Anyone who has kept tabs on Lilla’s output at the New York Review of Books won’t be terribly surprised by the list of thinkers Lilla chooses to examine nor his interest with France. With respect to Rosenzweig, Strauss, Voegelin, and more recent critical theorists enamored with St. Paul (e.g., Badiou and Agamben), Lilla has penned essay-sized reviews of their works over the last decade, meticulously noting how each offers an ostensible “escape” from late modernity through a return to some semi-utopian past. The problem posed for Lilla is that “escape” may not really be what the thinkers he considers were after, particularly Voegelin and Strauss who, despite appearing to superficially romanticize the past, always had their eyes set on the future. They weren’t seeking to escape modernity an its various iterations; they wanted to overcome them, and they believed — in very distinct ways — that those who came before had managed to chart a pathway beyond. That’s not exactly a new thought, mind you. Roll back the clock more than half-a-millennium and one finds any number of medieval philosophers and theologians casting a long gaze back at pagan thought in order to both unlock some of the most pressing puzzles of their times and, to a possibly more limited extent, overcome the limitations of their age. No, neither St. Thomas Aquinas nor Moses Maimonides thought a “better future” lay in a more “glorious past”; but both were broad enough in their respective thinking to know that that the past, or more specifically a particular past and the great minds it produced, still had much to say well over 1,000 years after the fall of classical civilization.
Of course, Lilla deserves a fair hearing, but “fair” doesn’t mean “blind.” Recall, for instance, that Lilla’s last scholarly effort, The Stillborn God, was rightly panned for its radically incomplete treatment of religion and politics for choosing to omit Catholic thought altogether.

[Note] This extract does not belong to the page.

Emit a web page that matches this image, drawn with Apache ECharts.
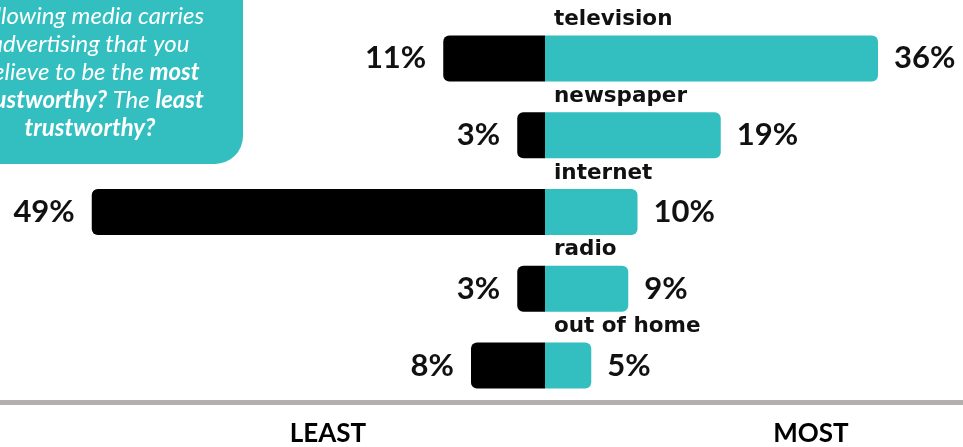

And notice that once again Lilla seems to be intentionally side-stepping Catholicism, choosing instead to focus on secularized Jewish, atheistic, and religiously ambiguous figures (e.g., Voegelin). Could it be that this time out Lilla is giving quiet credit to Catholicism for producing thinkers who were not “political reactionaries” in his limited, polemical, sense? If only that were true. However, anyone who has perused Lilla’s hard-hitting critique of Brad Gegory’s The Unintended Reformation knows full well that Lilla believes Catholics are quit capable of engaging in their own form of historical (and hysterical) myth making in order to both critique modernity and, in some sense, escape it.
Maybe he’s right. Contemporary Catholicism is shot through with a very amateurish form of myth making, one that posits a glorious Catholic age in the not-so-distant past while suggesting, nay, advocating that the resurrection of certain pieties, to say nothing of liturgical forms, will help usher it back into existence or, absent that, protect “the remnant” from the pathologies and temptations of the present age. Then there is that other, most liberal, form of myth making, the one that claims that every renovation, innovation, or flat-out insurrection against anything and everything recognizably Catholic from within the Church herself has some sort of historical antecedent, a connection with a more “pristine age” of Christianity where love and mercy flowed freely and the intolerance of dogmatization and legalistic thinking had no place whatsoever. What are the political consequences of this dueling myth making? I doubt Lilla knows, or cares.